Here the person is in a position to assert the consequent. By also asserting the conditional, they are not asserting the strongest information. Why is that? I am still guessing that by adding the false antecedent, we have “weakened” the statement somehow. But I am not following, because the person is also in a position to assert the negation of the antecedent.
If New York is in the United States then World War II ended in 1945.
Here the person is in a position to assert the consequent.
If World War II ended in 1941 then gold is an acid.
Here the person is in a position to assert the negation of the antecedent or the consequent. I am still missing the point. My best guess at the moment is that on the basis of the rule assert the strongest, when we assert a conditional, it should be that we assert it with the meaning the suggestion that the whole conditional itself is true and not just instead one of the following other options: that in the conditional we asserted only the consequent is true, that only the antecedent is false, or that both.
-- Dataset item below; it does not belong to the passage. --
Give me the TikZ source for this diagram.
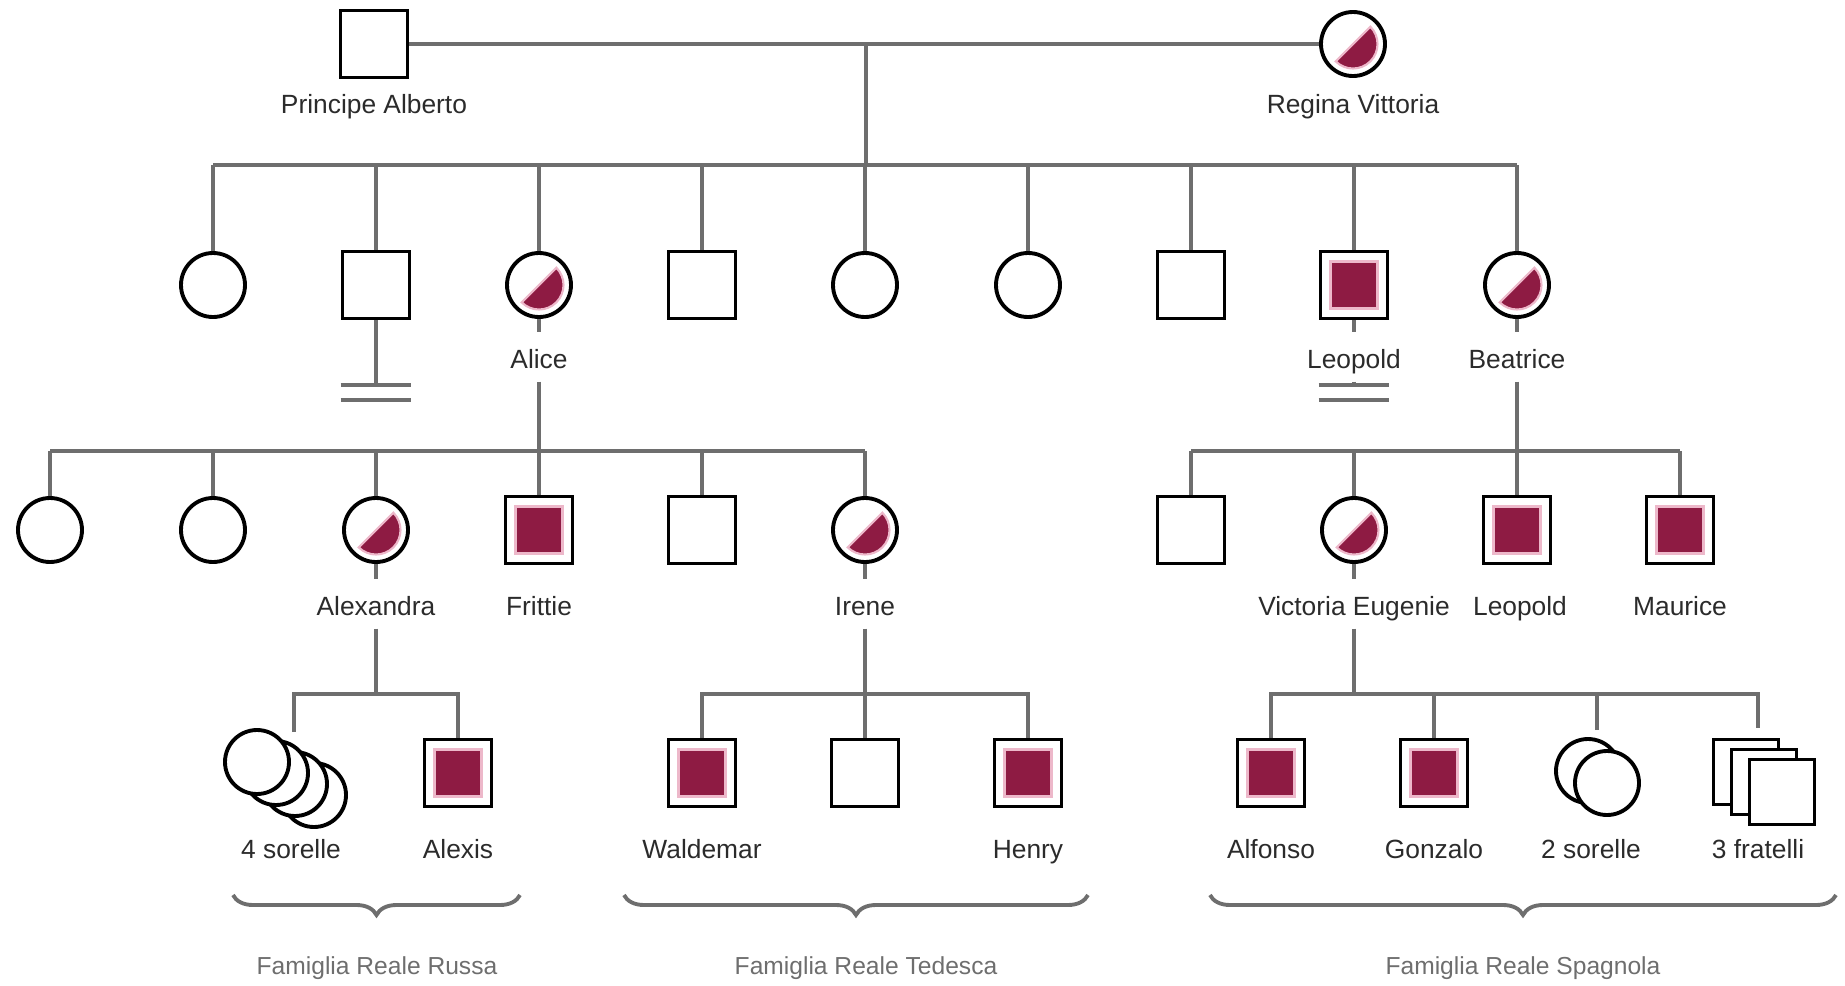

My confusion is still with this example:
If New York is in the United States then World War II ended in 1945.
We supposedly are not objecting on the basis of relevance. But here both the antecedent and consequent are true. So what is the strongest information here? It cannot be the relevance of the antecedent to the consequent. Sorry, let me quote:]
It is possible to reply to this objection as follows. These examples are, indeed, true. They strike us as counterintuitive, though, for the following reason. Communication between people is governed by many pragmatic rules of conversation, for example ‘be relevant’, ‘assert the strongest claim you are in a position to make’. We often use the fact that these rules are in place to draw conclusions. Consider, for example, what you would infer from the following questions and replies: ‘How do you use this drill?’, ‘There’s a book over there.’ (It is a drill manual. Relevance.) ‘Who won the 3.30 at Ascot?’, ‘It was a horse named either Blue Grass or Red Grass.’ (The speaker does not know which. Assert the strongest information.) These inferences are inferences, not from the content of what has been said, but from the fact that it has been said. The process is often dubbed ‘conversational implicature’. Now, the claim goes, the examples of 1.7.2 strike us as odd since anyone who asserted them would be violating the rule assert the strongest, since, in each case, we are in a position to assert either the consequent or the negation of the antecedent (or both).
From:
Priest, Graham. 2008 [2001]. An Introduction to Non-Classical Logic: From If to Is, 2nd edn. Cambridge: Cambridge University.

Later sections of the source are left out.